İsrail'in Gazze'deki katliamına ilişkin de çok sayıda soru yöneltilen Bakan Hakan Fidan, “Bütün görüşmelerde herkesin açıkçası İsrail'in bu yaptığı soykırıma değişen derecelerde itirazı var. Kimisi açıktan söyleyebiliyor, kimisi kapalı kapılar ardında söyleyebiliyor, kimisi Birleşmiş Milletler'de yapılan geçen seneki oylamada olduğu gibi 156 devlet el kaldırarak söylüyor ama sonuçta büyük bir itiraz var. Şimdi temel sorun şu, dünyanın neredeyse tamamına yakınının hemfikir olduğu bir konu ama durdurulamıyor. İşte dünyanın karşı karşıya olduğu meşruiyet krizi, sistem krizi tam da burada kendini gösteriyor. Onun için başından beri Cumhurbaşkanımızın da ifade ettiği, 'Dünya beşten büyüktür' ve 'Dünyanın yeni bir adil düzene ihtiyacı var' eleştirisi burada kendisini gösteriyor. An itibarıyla muhatap olduğumuz bütün arkadaşlar şunda hemfikirler; İsrail üzerinde yani savaş dışında bir etki alanı kullanarak, güç kullanacak, etki kullanacak tek ülke Amerika Birleşik Devletleri'dir. Şu ana kadar özellikle Biden döneminde başlayan politikalarla mevcut soykırımın devam etmesi Amerikan desteğiyle mümkün olmuştur. Sayın Trump iktidara gelirken yaptığı girişimle bir ateşkes sağlanmasına vesile olmuştur ve beklentimiz şu anda başkanlık ofisindeyken kalıcı barışın sağlanmasına yönelik de adımların atılması. Bütün diplomatik çevreler şunda hemfikir; Amerika'daki yeni yönetimin bu konuda daha fazla bilgilendirilmesi, devam eden bu savaşın risklerinin daha fazla anlatılması gerekiyor" dedi.

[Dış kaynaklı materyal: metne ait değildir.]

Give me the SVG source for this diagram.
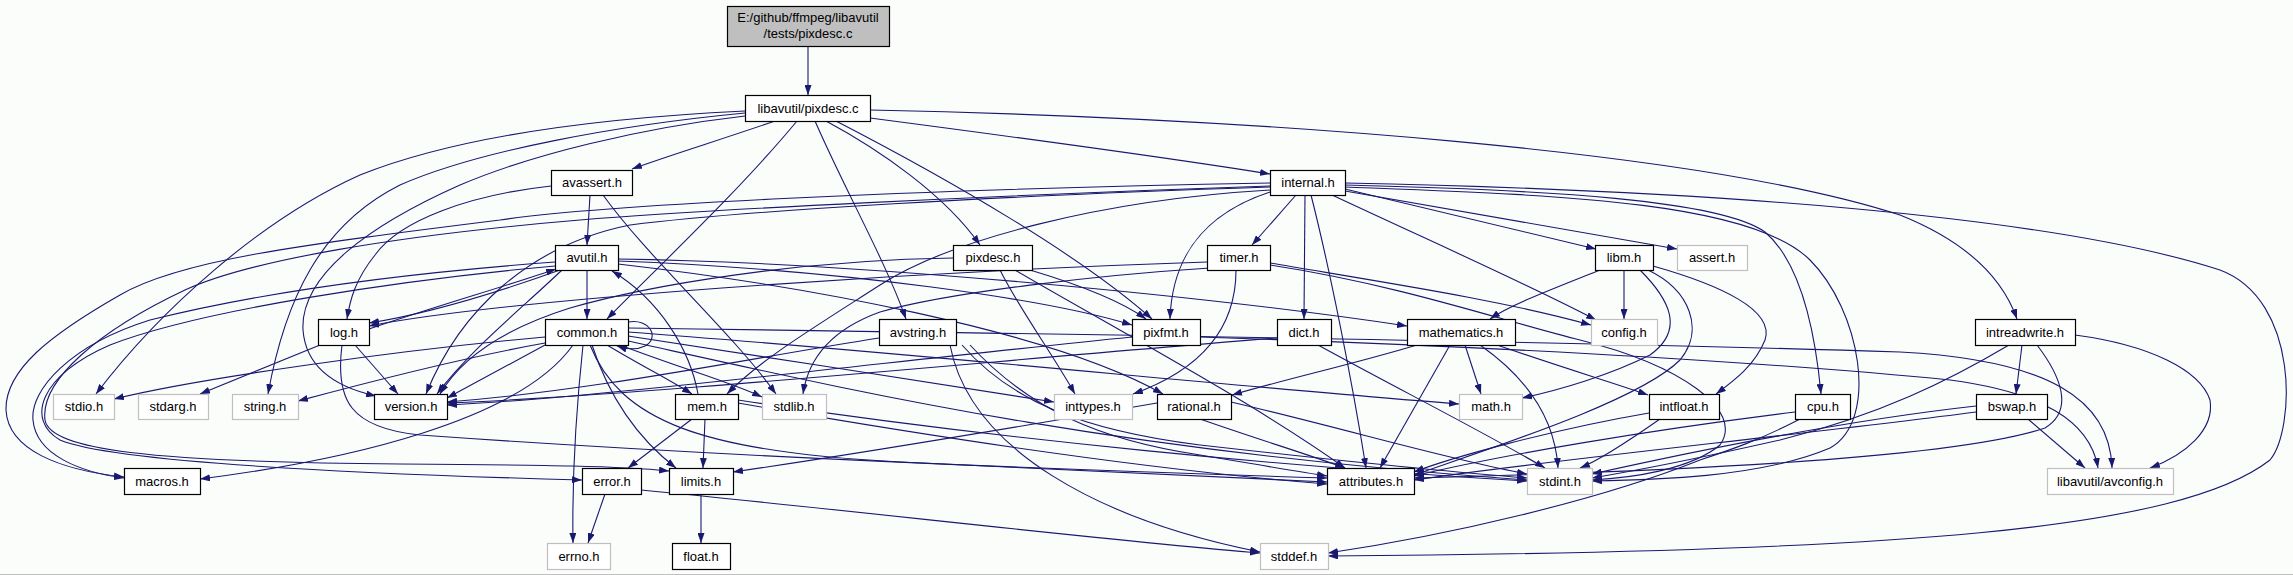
<svg xmlns="http://www.w3.org/2000/svg" width="2293" height="575" viewBox="0 0 2293 575">
<style>
.e{fill:none;stroke:#191970;stroke-width:1.1;marker-end:url(#a)}
.n rect{fill:#ffffff;stroke:#000000;stroke-width:1.2}
.g rect{fill:#ffffff;stroke:#bfbfbf;stroke-width:1.2}
.r rect{fill:#bfbfbf;stroke:#000000;stroke-width:1.2}
text{font-family:"Liberation Sans",Arial,sans-serif;font-size:13px;fill:#000;text-anchor:middle}
</style>
<defs>
<marker id="a" markerUnits="userSpaceOnUse" markerWidth="10" markerHeight="7" refX="10" refY="3.5" orient="auto" viewBox="0 0 10 7">
<path d="M0,0 L10,3.5 L0,7 z" fill="#191970"/>
</marker>
</defs>
<rect x="0" y="0" width="2293" height="575" fill="#fbfdfb"/>
<line x1="0" y1="574.5" x2="2293" y2="574.5" stroke="#c0c0c0" stroke-width="1"/>
<g id="edges">
<path class="e" d="M808,46 L808,95"/>
<path class="e" d="M745,111 C600,118 460,135 360,175 C260,220 160,310 96,394"/>
<path class="e" d="M745,113 C620,125 480,150 400,185 C320,225 285,300 268,394"/>
<path class="e" d="M775,121 C720,140 670,155 632,169"/>
<path class="e" d="M815,121 C845,190 885,260 906,319"/>
<path class="e" d="M797,121 C740,190 660,265 607,319"/>
<path class="e" d="M836,121 C950,180 1080,255 1152,319"/>
<path class="e" d="M826,121 C880,150 945,195 980,245"/>
<path class="e" d="M870,118 C1000,135 1150,155 1270,174"/>
<path class="e" d="M870,110 C1250,118 1700,150 1900,215 C1975,245 2005,285 2017,319"/>
<path class="e" d="M745,116 C640,128 530,155 460,185 C370,225 300,275 303,330 C306,370 340,388 376,396"/>
<path class="e" d="M603,195 C650,260 730,330 776,394"/>
<path class="e" d="M590,195 L587,245"/>
<path class="e" d="M551,186 C470,195 400,220 375,255 C355,280 350,300 347,319"/>
<path class="e" d="M587,270 L587,319"/>
<path class="e" d="M555,266 C400,280 200,310 110,345 C40,375 25,420 60,440 C120,465 400,475 582,480"/>
<path class="e" d="M618,264 C800,285 1050,330 1163,394"/>
<path class="e" d="M562,270 C520,310 470,350 437,394"/>
<path class="e" d="M555,262 C380,275 250,295 150,320 C70,345 30,390 33,420 C36,455 80,472 124,478"/>
<path class="e" d="M618,259 C850,262 1200,295 1407,326"/>
<path class="e" d="M560,270 C490,295 420,315 369,323"/>
<path class="e" d="M369,329 C440,305 510,285 556,269"/>
<path class="e" d="M618,261 C850,270 1050,300 1132,325"/>
<path class="e" d="M320,345 L200,394"/>
<path class="e" d="M355,345 L398,394"/>
<path class="e" d="M342,345 C335,400 350,428 420,435 C700,455 1000,468 1327,478"/>
<path class="e" d="M583,345 C575,420 572,480 573,543"/>
<path class="e" d="M628,336 C750,355 950,385 1054,402"/>
<path class="e" d="M592,345 C610,400 640,440 676,468"/>
<path class="e" d="M628,332 C900,352 1250,388 1459,404"/>
<path class="e" d="M628,341 C850,390 1100,450 1527,480"/>
<path class="e" d="M545,337 C400,350 200,378 114,399"/>
<path class="e" d="M620,345 C680,368 730,382 762,397"/>
<path class="e" d="M545,343 C450,360 350,387 298,401"/>
<path class="e" d="M590,345 C620,420 700,452 900,462 C1100,472 1250,478 1327,482"/>
<path class="e" d="M573,345 C520,420 350,460 200,479"/>
<path class="e" d="M545,345 L447,398"/>
<path class="e" d="M628,328 C1000,333 1600,342 1900,352 C2050,360 2110,400 2112,468"/>
<path class="e" d="M607,345 C640,365 670,380 692,394"/>
<path class="e" d="M628,322 C650,318 660,338 645,346 C637,350 626,349 617,346"/>
<path class="e" d="M705,419 L703,468"/>
<path class="e" d="M738,400 C1000,440 1300,468 1527,481"/>
<path class="e" d="M738,403 C950,440 1150,470 1327,484"/>
<path class="e" d="M692,419 L628,468"/>
<path class="e" d="M698,394 C690,350 660,300 612,271"/>
<path class="e" d="M605,494 L588,543"/>
<path class="e" d="M641,490 C850,510 1100,540 1260,553"/>
<path class="e" d="M701,494 L701,543"/>
<path class="e" d="M1015,270 C1100,320 1250,400 1345,468"/>
<path class="e" d="M1030,270 C1080,285 1120,300 1146,319"/>
<path class="e" d="M953,258 C800,260 650,285 570,308 C500,330 460,360 440,394"/>
<path class="e" d="M1000,270 C1020,310 1050,350 1075,394"/>
<path class="e" d="M1200,337 C1450,345 1750,360 1950,380 C2040,392 2090,420 2098,468"/>
<path class="e" d="M1132,337 C900,360 600,398 447,405"/>
<path class="e" d="M879,338 C750,358 600,390 447,402"/>
<path class="e" d="M950,345 C970,450 1100,520 1260,552"/>
<path class="e" d="M962,345 C1010,400 1080,430 1200,445 C1350,462 1450,472 1527,478"/>
<path class="e" d="M970,345 C1030,410 1100,440 1200,455 C1260,465 1300,472 1327,476"/>
<path class="e" d="M1270,186 C1000,195 700,210 580,220 C400,235 250,260 185,290 C100,330 40,380 45,420 C50,450 150,462 400,464 C550,465 620,466 669,471"/>
<path class="e" d="M1345,187 C1550,195 1750,200 1810,260 C1860,310 1880,420 1830,448 C1760,478 1650,480 1592,481"/>
<path class="e" d="M1345,183 C1700,190 2050,215 2220,270 C2300,300 2295,430 2270,460 C2180,530 1900,552 1328,556"/>
<path class="e" d="M1345,191 L1677,249"/>
<path class="e" d="M1332,195 C1450,250 1540,290 1596,320"/>
<path class="e" d="M1311,195 C1330,270 1352,380 1366,468"/>
<path class="e" d="M1296,195 L1252,245"/>
<path class="e" d="M1345,185 C1550,190 1720,200 1765,232 C1800,262 1815,330 1821,394"/>
<path class="e" d="M1305,195 L1304,319"/>
<path class="e" d="M1270,183 C900,190 600,205 500,220 C300,245 180,260 120,295 C50,335 5,370 6,410 C8,450 60,470 124,477"/>
<path class="e" d="M1270,190 C1100,200 950,240 880,285 C810,330 760,360 727,394"/>
<path class="e" d="M1270,192 C1200,215 1172,260 1170,319"/>
<path class="e" d="M1270,187 C1000,196 750,210 630,225 C530,245 460,310 426,394"/>
<path class="e" d="M1345,189 L1596,249"/>
<path class="e" d="M1210,268 C1100,275 950,292 880,312 C830,330 808,360 803,394"/>
<path class="e" d="M1236,270 C1236,330 1200,370 1133,394"/>
<path class="e" d="M1270,263 C1400,285 1500,300 1591,325"/>
<path class="e" d="M1207,262 C900,272 500,300 369,326"/>
<path class="e" d="M1270,265 C1400,285 1500,320 1580,340 C1680,365 1745,410 1720,445 C1690,470 1630,478 1592,480"/>
<path class="e" d="M1318,345 C1400,390 1480,430 1545,468"/>
<path class="e" d="M1277,338 C1000,360 650,395 447,403"/>
<path class="e" d="M1480,345 C1530,380 1555,420 1558,468"/>
<path class="e" d="M1465,345 L1481,394"/>
<path class="e" d="M1450,345 L1380,468"/>
<path class="e" d="M1417,345 C1350,365 1290,378 1232,395"/>
<path class="e" d="M1497,345 C1570,370 1620,385 1648,395"/>
<path class="e" d="M1231,402 C1350,430 1450,460 1527,474"/>
<path class="e" d="M1157,403 C1000,430 850,455 733,472"/>
<path class="e" d="M1200,419 C1260,440 1310,455 1345,468"/>
<path class="e" d="M1640,270 C1670,300 1685,330 1650,355 C1610,375 1560,390 1522,398"/>
<path class="e" d="M1624,270 L1624,319"/>
<path class="e" d="M1648,270 C1690,290 1705,330 1680,360 C1640,400 1500,445 1414,475"/>
<path class="e" d="M1653,266 C1720,285 1775,310 1765,340 C1755,365 1735,380 1716,394"/>
<path class="e" d="M1600,270 C1550,290 1510,305 1490,319"/>
<path class="e" d="M1660,419 C1630,440 1600,460 1580,468"/>
<path class="e" d="M1649,413 C1550,430 1450,458 1414,472"/>
<path class="e" d="M1795,412 C1650,430 1500,455 1414,476"/>
<path class="e" d="M1800,419 C1760,440 1730,450 1700,460 C1600,500 1450,535 1328,553"/>
<path class="e" d="M2009,345 C1950,380 1880,415 1780,440 C1700,458 1640,470 1592,478"/>
<path class="e" d="M2075,335 C2150,345 2200,370 2210,400 C2215,430 2185,455 2150,468"/>
<path class="e" d="M2022,345 L2016,394"/>
<path class="e" d="M2037,345 C2060,375 2075,410 2045,428 C1950,460 1650,472 1414,478"/>
<path class="e" d="M1976,406 C1850,420 1700,450 1592,474"/>
<path class="e" d="M2028,419 L2085,468"/>
<path class="e" d="M1976,412 C1800,435 1550,460 1414,480"/>
</g>
<g id="root" class="r"><rect x="727.5" y="6.5" width="162" height="40"/><text x="808" y="22">E:/github/ffmpeg/libavutil</text><text x="808" y="38">/tests/pixdesc.c</text></g>
<g id="pixdesc_c" class="n"><rect x="745.5" y="95.5" width="125" height="26"/><text x="808" y="113">libavutil/pixdesc.c</text></g>
<g id="avassert_h" class="n"><rect x="551.5" y="170.5" width="81" height="25"/><text x="592" y="187">avassert.h</text></g>
<g id="internal_h" class="n"><rect x="1270.5" y="170.5" width="75" height="25"/><text x="1308" y="187">internal.h</text></g>
<g id="avutil_h" class="n"><rect x="555.5" y="245.5" width="63" height="25"/><text x="587" y="262">avutil.h</text></g>
<g id="pixdesc_h" class="n"><rect x="953.5" y="245.5" width="79" height="25"/><text x="993" y="262">pixdesc.h</text></g>
<g id="timer_h" class="n"><rect x="1207.5" y="245.5" width="63" height="25"/><text x="1239" y="262">timer.h</text></g>
<g id="libm_h" class="n"><rect x="1595.5" y="245.5" width="58" height="25"/><text x="1624" y="262">libm.h</text></g>
<g id="assert_h" class="g"><rect x="1677.5" y="245.5" width="70" height="25"/><text x="1712" y="262">assert.h</text></g>
<g id="log_h" class="n"><rect x="318.5" y="319.5" width="51" height="26"/><text x="344" y="337">log.h</text></g>
<g id="common_h" class="n"><rect x="545.5" y="319.5" width="83" height="26"/><text x="587" y="337">common.h</text></g>
<g id="avstring_h" class="n"><rect x="879.5" y="319.5" width="77" height="26"/><text x="918" y="337">avstring.h</text></g>
<g id="pixfmt_h" class="n"><rect x="1132.5" y="319.5" width="68" height="26"/><text x="1166" y="337">pixfmt.h</text></g>
<g id="dict_h" class="n"><rect x="1277.5" y="319.5" width="54" height="26"/><text x="1304" y="337">dict.h</text></g>
<g id="mathematics_h" class="n"><rect x="1407.5" y="319.5" width="108" height="26"/><text x="1461" y="337">mathematics.h</text></g>
<g id="config_h" class="g"><rect x="1591.5" y="319.5" width="66" height="26"/><text x="1624" y="337">config.h</text></g>
<g id="intreadwrite_h" class="n"><rect x="1975.5" y="319.5" width="100" height="26"/><text x="2025" y="337">intreadwrite.h</text></g>
<g id="stdio_h" class="g"><rect x="53.5" y="394.5" width="61" height="25"/><text x="84" y="411">stdio.h</text></g>
<g id="stdarg_h" class="g"><rect x="138.5" y="394.5" width="70" height="25"/><text x="173" y="411">stdarg.h</text></g>
<g id="string_h" class="g"><rect x="232.5" y="394.5" width="66" height="25"/><text x="265" y="411">string.h</text></g>
<g id="version_h" class="n"><rect x="374.5" y="394.5" width="73" height="25"/><text x="411" y="411">version.h</text></g>
<g id="mem_h" class="n"><rect x="675.5" y="394.5" width="63" height="25"/><text x="707" y="411">mem.h</text></g>
<g id="stdlib_h" class="g"><rect x="762.5" y="394.5" width="64" height="25"/><text x="794" y="411">stdlib.h</text></g>
<g id="inttypes_h" class="g"><rect x="1054.5" y="394.5" width="78" height="25"/><text x="1093" y="411">inttypes.h</text></g>
<g id="rational_h" class="n"><rect x="1157.5" y="394.5" width="74" height="25"/><text x="1194" y="411">rational.h</text></g>
<g id="math_h" class="g"><rect x="1459.5" y="394.5" width="63" height="25"/><text x="1491" y="411">math.h</text></g>
<g id="intfloat_h" class="n"><rect x="1649.5" y="394.5" width="70" height="25"/><text x="1684" y="411">intfloat.h</text></g>
<g id="cpu_h" class="n"><rect x="1795.5" y="394.5" width="55" height="25"/><text x="1823" y="411">cpu.h</text></g>
<g id="bswap_h" class="n"><rect x="1976.5" y="394.5" width="71" height="25"/><text x="2012" y="411">bswap.h</text></g>
<g id="macros_h" class="n"><rect x="124.5" y="468.5" width="76" height="26"/><text x="162" y="486">macros.h</text></g>
<g id="error_h" class="n"><rect x="582.5" y="468.5" width="59" height="26"/><text x="612" y="486">error.h</text></g>
<g id="limits_h" class="n"><rect x="669.5" y="468.5" width="64" height="26"/><text x="701" y="486">limits.h</text></g>
<g id="attributes_h" class="n"><rect x="1327.5" y="468.5" width="87" height="26"/><text x="1371" y="486">attributes.h</text></g>
<g id="stdint_h" class="g"><rect x="1527.5" y="468.5" width="65" height="26"/><text x="1560" y="486">stdint.h</text></g>
<g id="avconfig_h" class="g"><rect x="2047.5" y="468.5" width="126" height="26"/><text x="2110" y="486">libavutil/avconfig.h</text></g>
<g id="errno_h" class="g"><rect x="547.5" y="543.5" width="63" height="26"/><text x="579" y="561">errno.h</text></g>
<g id="float_h" class="n"><rect x="672.5" y="543.5" width="58" height="26"/><text x="701" y="561">float.h</text></g>
<g id="stddef_h" class="g"><rect x="1260.5" y="543.5" width="68" height="26"/><text x="1294" y="561">stddef.h</text></g>
</svg>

Suriye'de ABD-Türkiye ilişkileri

ABD-Türkiye ilişkileri çerçevesinde özellikle İsrail tehdidi bağlamında Suriye'de güvenliği değerlendiren Bakan Fidan, şunları söyledi:

“Amerika'nın yeni yönetimiyle görüşmelerimiz devam etmekte. Giderek daha da artan bir tempoyla, biliyorsunuz Amerika'nın da Türkiye gibi 360 derece bir dış politika meşguliyet alanı var. Yeni gelen yönetim bir taraftan yeni atamaları yapmakla dosyaları devraldıkça bir kendi perspektifinden yeni politika geliştirmekle meşgul. Bu dönemde açıkçası Suriye ile ilgili belli politik tercihlerin netleşmesi sürecinde biz gerekli görüşmelerde bulunduk, bulunmaya devam ediyoruz. Bu noktada daha önceki dönemden başlayan süreçlerimiz var, mekanizmalarımız var ve bunlara ilaveten de yeni yönetimle yürüyen çalışmalarımız var. Bizim amacımız yeni yönetimin özellikle yapıcı olan yaklaşımlarına ne türden katkı verebiliriz. Türkiye'nin milli güvenlik öncelikleri, pozisyonları çok nettir, bellidir. Yani bunu sayısız kereler kamuoyunda paylaştık, paylaşmaya da devam edeceğiz. Bu bilinen konular yani terörle mücadele başta olmak üzere, Suriye'nin toprak bütünlüğü ve egemenliği başta olmak üzere PKK'nın işgalinin sona ermesi, silahsızlandırılması vesaire gibi birçok konuda net tavırlarımız var. Bu konuyu bölgede mevcudiyeti bulunan Amerikan varlığıyla yeni yönetim döneminde nasıl götürebiliriz, buna ilişkin de çalışmalarımız devam ediyor. Sadece bu Türkiye'nin sorunu değil biliyorsunuz. Suriye'de ne olacağı meselesi? Suriye'ye hem komşu hem mücadelesinde bulunan diğer ülkeleri de çok yakından ilgilendiren bir konu. Çok paydaşlı bir konu, dolayısıyla diğer paydaş ülkeleri de tartışmaya katarak konuyu ilerletiyoruz, olumlu gidiyor diyebilirim."